As the editor of the Iranian Feminist Tribune, a website devoted to women's issues, Parvin Ardalan used to sit at her home computer each night, posting news articles on the site that the country's print press would never carry. She spread the word about sit-ins and seminars. At its busiest, the site attracted 70,000 visitors a day. But late last year, Ardalan received a text message from a friend informing her that the site had disappeared. Along with thousands of other websites--including opposition blogs like regimechange.blogspot.com and online retailers like Bloomingdales.com--the Feminist Tribune was blocked as part of a censorship campaign by Iran's new hard-line government but is still accessible outside Iran. "We lost one of our greatest tools," Ardalan says. "It's hindered our work, which I suppose was the goal."
For Western governments as much as for activists like Ardalan, the aims of the Iranian regime grow more alarming every day. Led by President Mahmoud Ahmadinejad, Iran's elected government--whose powers are circumscribed by the country's ruling ayatullahs--has made confrontation the guiding tenet of its policies at home and in the world. The regime made its most provocative move yet last week, resuming work on its uranium-enrichment program, which the U.S. and some of its allies believe is a critical step toward the eventual production of nuclear weapons. The resumption touched off a flurry of international condemnation and raised the likelihood that Iran will be referred to the U.N. Security Council. U.S. Secretary of State Condoleezza Rice declared that by resuming enrichment activities, Iran has "shattered the basis for negotiation."

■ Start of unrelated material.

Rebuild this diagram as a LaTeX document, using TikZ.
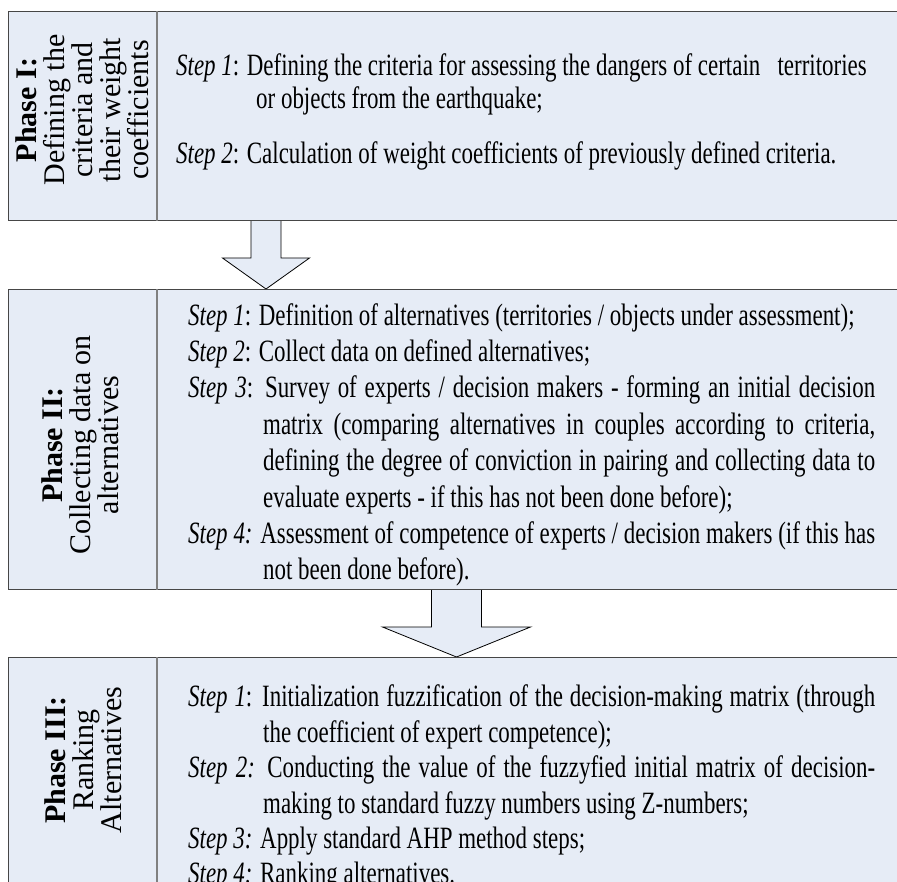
\documentclass[tikz,border=0pt]{standalone}
\usepackage{fontspec}
\setmainfont{Liberation Serif}
\newfontfamily\bodyfont[FakeStretch=0.74]{Liberation Serif}
\usetikzlibrary{calc}
\definecolor{boxfill}{RGB}{230, 236, 246}
\definecolor{edge}{RGB}{70, 70, 70}
\newcommand*{\hang}{\noindent\hangindent=75pt\hangafter=1\relax}
\newcommand*{\brk}{\hfil\break}

\begin{document}
\begin{tikzpicture}[
   x=1pt, y=-1pt,
   phasebox/.style={rectangle, draw=edge, fill=boxfill, line width=1.3,
                    anchor=north west, minimum width=897pt, inner sep=0},
   divider/.style={draw=gray, line width=1.3},
   phaselabel/.style={rotate=90, align=center, inner sep=0,
                      font=\fontsize{30}{28}\selectfont},
   steptext/.style={anchor=north west, inner sep=0, text width=687pt, align=justify,
                    font=\bodyfont\fontsize{31}{36.4}\selectfont},
   blockarrow/.style={draw=black, fill=boxfill, line width=0.8, line join=miter}
  ]

  \useasboundingbox (0,0) rectangle (897,882);

  % Arrow ends
  \coordinate (a1) at (266,220);
  \coordinate (b1) at (266,289);
  \coordinate (a2) at (456.5,589);
  \coordinate (b2) at (456.5,657);

  \foreach \A/\B/\sw/\hw/\hl in {a1/b1/15/43.5/31, a2/b2/25/74/30} {
    \draw[blockarrow] ($(\A)+(-\sw,0)$) -- ($(\B)+(-\sw,-\hl)$) -- ($(\B)+(-\hw,-\hl)$)
      -- (\B) -- ($(\B)+(\hw,-\hl)$) -- ($(\B)+(\sw,-\hl)$) -- ($(\A)+(\sw,0)$);
  }

  % Phase boxes
  \node[phasebox, minimum height=209pt] (box1) at (8,11) {};
  \node[phasebox, minimum height=300pt] (box2) at (8,289) {};
  \node[phasebox, minimum height=240pt] (box3) at (8,657) {};

  \foreach \b in {box1, box2, box3} {
    \draw[divider] ($(\b.north west)+(149,0)$) -- ($(\b.south west)+(149,0)$);
  }

  % Phase labels
  \node[phaselabel] (lab1) at (82,110) {\textbf{Phase I:}\\Defining the\\criteria and\\their weight\\coefficients};
  \node[phaselabel] (lab2) at (80,445) {\textbf{Phase II:}\\Collecting data on\\alternatives};
  \node[phaselabel] (lab3) at (83,760) {\textbf{Phase III:}\\Ranking\\Alternatives};

  % Steps
  \node[steptext, text width=710pt, font=\bodyfont\fontsize{31}{33}\selectfont] (steps1) at (176,52) {%
    \noindent\hangindent=80pt\hangafter=1\strut\textit{Step 1}: Defining the criteria for assessing the dangers of certain\ \ \ territories\brk
    or objects from the earthquake;\par\vskip 22pt
    \noindent\textit{Step 2}: Calculation of weight coefficients of previously defined criteria.\par};

  \node[steptext] (steps2) at (188,299.5) {%
    \hang\strut\textit{Step 1}: Definition of alternatives (territories / objects under assessment);\par
    \hang\textit{Step 2}: Collect data on defined alternatives;\par
    \hang\textit{Step 3}: Survey of experts / decision makers - forming an initial decision\linebreak
    matrix (comparing alternatives in couples according to criteria,\linebreak
    defining the degree of conviction in pairing and collecting data to\linebreak
    evaluate experts - if this has not been done before);\par
    \hang\textit{Step 4:} Assessment of competence of experts / decision makers (if this has\linebreak
    not been done before).\par};

  \node[steptext, font=\bodyfont\fontsize{31}{35.4}\selectfont] (steps3) at (188,682) {%
    \hang\strut\textit{Step 1}: Initialization fuzzification of the decision-making matrix (through\linebreak
    the coefficient of expert competence);\par
    \hang\textit{Step 2:} Conducting the value of the fuzzyfied initial matrix of decision-\linebreak
    making to standard fuzzy numbers using Z-numbers;\par
    \hang\textit{Step 3:} Apply standard AHP method steps;\par
    \hang\textit{Step 4:} Ranking alternatives.\par};

\end{tikzpicture}
\end{document}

What happens next is still up in the air. The Bush Administration is pushing what one official calls a "very carefully calibrated, incremental approach." The first step would be a Security Council statement urging Iran to comply fully with inspectors from the International Atomic Energy Agency. If the Iranians refuse, the U.S. would urge the Security Council to issue a legal demand to Iran to suspend enrichment work. If all else fails, the U.S. and its allies are likely to pursue "targeted sanctions" against Tehran, such as restricting the regime's access to international financial channels and squeezing its ability to trade and travel. But getting agreement on the nature of sanctions--and avoiding a veto by Russia or China, which both have deep economic interests in Iran--could take months.
To many Iranians, Ahmadinejad's strategy of confrontation and refusal to compromise reflects the regime's unease as much as its pugnacity. At home, the new administration has sought to roll back the moves toward liberalization pursued by former President Mohammed Khatami and is imposing Islamic strictures and cracking down on even nonpolitical forms of expression, like women smoking in cafés and satellite TV. Some Iranians believe that the country's rulers fear further engagement with the West will embolden young people to demand greater freedoms, which may fatally undermine the regime's authority. "They feel danger, and their strategy of dealing with it is by attacking rather than cooperating," says a former senior reformist official.